WORK TO DO: Set all the material down again unchanged, without the pictures.

SOURCE MATERIAL:

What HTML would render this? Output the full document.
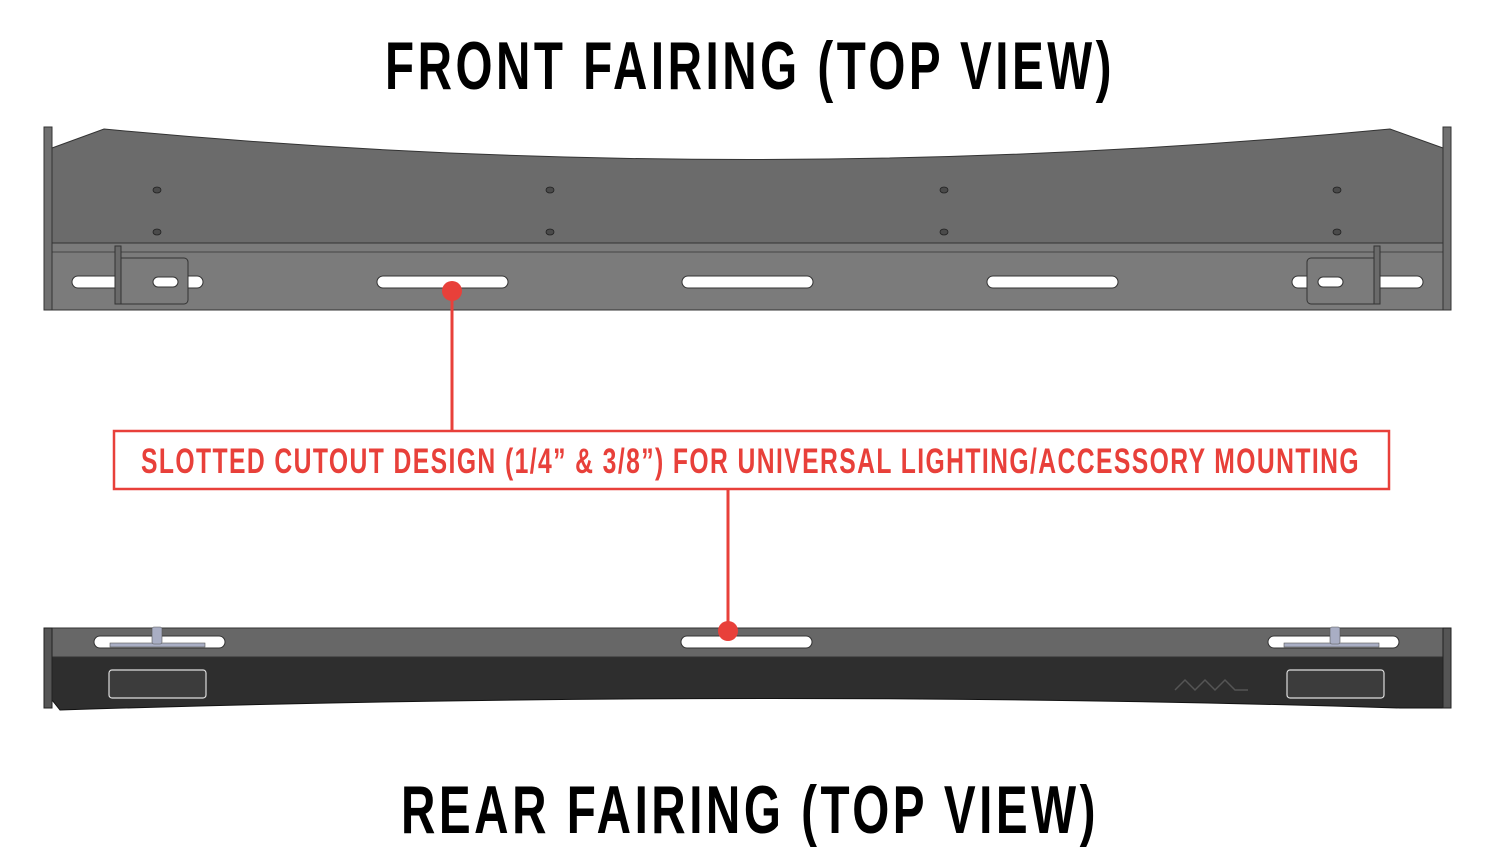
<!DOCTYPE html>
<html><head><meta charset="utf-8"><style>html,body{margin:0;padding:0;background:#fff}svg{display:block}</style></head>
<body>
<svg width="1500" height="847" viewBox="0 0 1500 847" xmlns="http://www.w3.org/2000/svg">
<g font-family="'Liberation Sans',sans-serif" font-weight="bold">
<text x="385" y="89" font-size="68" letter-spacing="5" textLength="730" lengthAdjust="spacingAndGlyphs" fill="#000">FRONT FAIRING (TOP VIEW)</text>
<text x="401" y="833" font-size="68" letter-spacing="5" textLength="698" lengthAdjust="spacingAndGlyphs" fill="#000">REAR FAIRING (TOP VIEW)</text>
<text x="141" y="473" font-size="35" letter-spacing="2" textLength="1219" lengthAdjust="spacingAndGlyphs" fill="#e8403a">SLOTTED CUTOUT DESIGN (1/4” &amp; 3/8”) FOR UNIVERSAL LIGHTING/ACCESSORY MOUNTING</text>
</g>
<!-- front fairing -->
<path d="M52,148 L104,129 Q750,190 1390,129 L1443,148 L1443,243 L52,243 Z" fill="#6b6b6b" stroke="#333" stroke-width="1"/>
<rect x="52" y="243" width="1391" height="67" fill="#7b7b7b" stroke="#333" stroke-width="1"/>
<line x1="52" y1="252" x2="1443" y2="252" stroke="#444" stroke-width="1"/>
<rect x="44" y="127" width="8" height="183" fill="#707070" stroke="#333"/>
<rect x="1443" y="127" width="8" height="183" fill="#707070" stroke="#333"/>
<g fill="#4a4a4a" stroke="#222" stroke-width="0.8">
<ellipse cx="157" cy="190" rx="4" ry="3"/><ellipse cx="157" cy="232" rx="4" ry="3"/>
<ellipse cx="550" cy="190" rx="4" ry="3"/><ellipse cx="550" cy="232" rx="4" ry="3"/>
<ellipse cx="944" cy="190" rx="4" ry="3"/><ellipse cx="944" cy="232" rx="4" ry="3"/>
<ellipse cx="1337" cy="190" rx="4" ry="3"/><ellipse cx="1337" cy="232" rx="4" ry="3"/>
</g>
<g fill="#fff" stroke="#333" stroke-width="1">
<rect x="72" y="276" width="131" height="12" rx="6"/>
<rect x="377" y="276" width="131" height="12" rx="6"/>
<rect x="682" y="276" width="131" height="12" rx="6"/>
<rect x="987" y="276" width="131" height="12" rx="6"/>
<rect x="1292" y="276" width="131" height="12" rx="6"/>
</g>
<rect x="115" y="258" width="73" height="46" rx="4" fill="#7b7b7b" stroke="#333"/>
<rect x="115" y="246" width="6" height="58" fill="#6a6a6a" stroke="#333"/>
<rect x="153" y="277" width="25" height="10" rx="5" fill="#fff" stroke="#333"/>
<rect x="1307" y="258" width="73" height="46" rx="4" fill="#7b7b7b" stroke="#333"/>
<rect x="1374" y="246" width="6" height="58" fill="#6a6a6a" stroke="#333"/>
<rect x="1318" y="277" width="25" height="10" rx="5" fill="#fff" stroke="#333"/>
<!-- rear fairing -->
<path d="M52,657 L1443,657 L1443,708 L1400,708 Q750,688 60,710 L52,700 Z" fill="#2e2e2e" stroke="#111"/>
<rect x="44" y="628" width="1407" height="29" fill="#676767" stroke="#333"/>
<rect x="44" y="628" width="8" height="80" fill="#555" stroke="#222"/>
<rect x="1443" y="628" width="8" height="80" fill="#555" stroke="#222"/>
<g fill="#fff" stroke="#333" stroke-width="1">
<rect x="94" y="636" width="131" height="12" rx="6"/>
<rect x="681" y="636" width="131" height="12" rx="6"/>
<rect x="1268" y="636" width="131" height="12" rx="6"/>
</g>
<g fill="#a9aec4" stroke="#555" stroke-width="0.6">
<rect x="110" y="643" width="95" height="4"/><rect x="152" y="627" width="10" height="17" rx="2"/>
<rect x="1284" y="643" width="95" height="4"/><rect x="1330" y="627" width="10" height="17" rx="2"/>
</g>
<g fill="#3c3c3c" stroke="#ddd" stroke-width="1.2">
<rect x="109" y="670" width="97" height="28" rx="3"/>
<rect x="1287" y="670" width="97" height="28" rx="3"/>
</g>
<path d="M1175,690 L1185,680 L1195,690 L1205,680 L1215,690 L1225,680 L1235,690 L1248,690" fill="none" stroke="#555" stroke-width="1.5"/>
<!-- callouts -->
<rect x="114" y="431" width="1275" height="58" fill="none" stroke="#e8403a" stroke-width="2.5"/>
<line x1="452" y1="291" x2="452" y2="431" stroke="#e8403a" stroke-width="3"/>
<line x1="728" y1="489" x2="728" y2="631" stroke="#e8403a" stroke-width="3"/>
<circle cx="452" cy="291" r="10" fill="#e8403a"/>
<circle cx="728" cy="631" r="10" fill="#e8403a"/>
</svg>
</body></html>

COMPLETE OUTPUT:
What HTML would render this? Output the full document.
<!DOCTYPE html>
<html><head><meta charset="utf-8"><style>html,body{margin:0;padding:0;background:#fff}svg{display:block}</style></head>
<body>
<svg width="1500" height="847" viewBox="0 0 1500 847" xmlns="http://www.w3.org/2000/svg">
<g font-family="'Liberation Sans',sans-serif" font-weight="bold">
<text x="385" y="89" font-size="68" letter-spacing="5" textLength="730" lengthAdjust="spacingAndGlyphs" fill="#000">FRONT FAIRING (TOP VIEW)</text>
<text x="401" y="833" font-size="68" letter-spacing="5" textLength="698" lengthAdjust="spacingAndGlyphs" fill="#000">REAR FAIRING (TOP VIEW)</text>
<text x="141" y="473" font-size="35" letter-spacing="2" textLength="1219" lengthAdjust="spacingAndGlyphs" fill="#e8403a">SLOTTED CUTOUT DESIGN (1/4” &amp; 3/8”) FOR UNIVERSAL LIGHTING/ACCESSORY MOUNTING</text>
</g>
<!-- front fairing -->
<path d="M52,148 L104,129 Q750,190 1390,129 L1443,148 L1443,243 L52,243 Z" fill="#6b6b6b" stroke="#333" stroke-width="1"/>
<rect x="52" y="243" width="1391" height="67" fill="#7b7b7b" stroke="#333" stroke-width="1"/>
<line x1="52" y1="252" x2="1443" y2="252" stroke="#444" stroke-width="1"/>
<rect x="44" y="127" width="8" height="183" fill="#707070" stroke="#333"/>
<rect x="1443" y="127" width="8" height="183" fill="#707070" stroke="#333"/>
<g fill="#4a4a4a" stroke="#222" stroke-width="0.8">
<ellipse cx="157" cy="190" rx="4" ry="3"/><ellipse cx="157" cy="232" rx="4" ry="3"/>
<ellipse cx="550" cy="190" rx="4" ry="3"/><ellipse cx="550" cy="232" rx="4" ry="3"/>
<ellipse cx="944" cy="190" rx="4" ry="3"/><ellipse cx="944" cy="232" rx="4" ry="3"/>
<ellipse cx="1337" cy="190" rx="4" ry="3"/><ellipse cx="1337" cy="232" rx="4" ry="3"/>
</g>
<g fill="#fff" stroke="#333" stroke-width="1">
<rect x="72" y="276" width="131" height="12" rx="6"/>
<rect x="377" y="276" width="131" height="12" rx="6"/>
<rect x="682" y="276" width="131" height="12" rx="6"/>
<rect x="987" y="276" width="131" height="12" rx="6"/>
<rect x="1292" y="276" width="131" height="12" rx="6"/>
</g>
<rect x="115" y="258" width="73" height="46" rx="4" fill="#7b7b7b" stroke="#333"/>
<rect x="115" y="246" width="6" height="58" fill="#6a6a6a" stroke="#333"/>
<rect x="153" y="277" width="25" height="10" rx="5" fill="#fff" stroke="#333"/>
<rect x="1307" y="258" width="73" height="46" rx="4" fill="#7b7b7b" stroke="#333"/>
<rect x="1374" y="246" width="6" height="58" fill="#6a6a6a" stroke="#333"/>
<rect x="1318" y="277" width="25" height="10" rx="5" fill="#fff" stroke="#333"/>
<!-- rear fairing -->
<path d="M52,657 L1443,657 L1443,708 L1400,708 Q750,688 60,710 L52,700 Z" fill="#2e2e2e" stroke="#111"/>
<rect x="44" y="628" width="1407" height="29" fill="#676767" stroke="#333"/>
<rect x="44" y="628" width="8" height="80" fill="#555" stroke="#222"/>
<rect x="1443" y="628" width="8" height="80" fill="#555" stroke="#222"/>
<g fill="#fff" stroke="#333" stroke-width="1">
<rect x="94" y="636" width="131" height="12" rx="6"/>
<rect x="681" y="636" width="131" height="12" rx="6"/>
<rect x="1268" y="636" width="131" height="12" rx="6"/>
</g>
<g fill="#a9aec4" stroke="#555" stroke-width="0.6">
<rect x="110" y="643" width="95" height="4"/><rect x="152" y="627" width="10" height="17" rx="2"/>
<rect x="1284" y="643" width="95" height="4"/><rect x="1330" y="627" width="10" height="17" rx="2"/>
</g>
<g fill="#3c3c3c" stroke="#ddd" stroke-width="1.2">
<rect x="109" y="670" width="97" height="28" rx="3"/>
<rect x="1287" y="670" width="97" height="28" rx="3"/>
</g>
<path d="M1175,690 L1185,680 L1195,690 L1205,680 L1215,690 L1225,680 L1235,690 L1248,690" fill="none" stroke="#555" stroke-width="1.5"/>
<!-- callouts -->
<rect x="114" y="431" width="1275" height="58" fill="none" stroke="#e8403a" stroke-width="2.5"/>
<line x1="452" y1="291" x2="452" y2="431" stroke="#e8403a" stroke-width="3"/>
<line x1="728" y1="489" x2="728" y2="631" stroke="#e8403a" stroke-width="3"/>
<circle cx="452" cy="291" r="10" fill="#e8403a"/>
<circle cx="728" cy="631" r="10" fill="#e8403a"/>
</svg>
</body></html>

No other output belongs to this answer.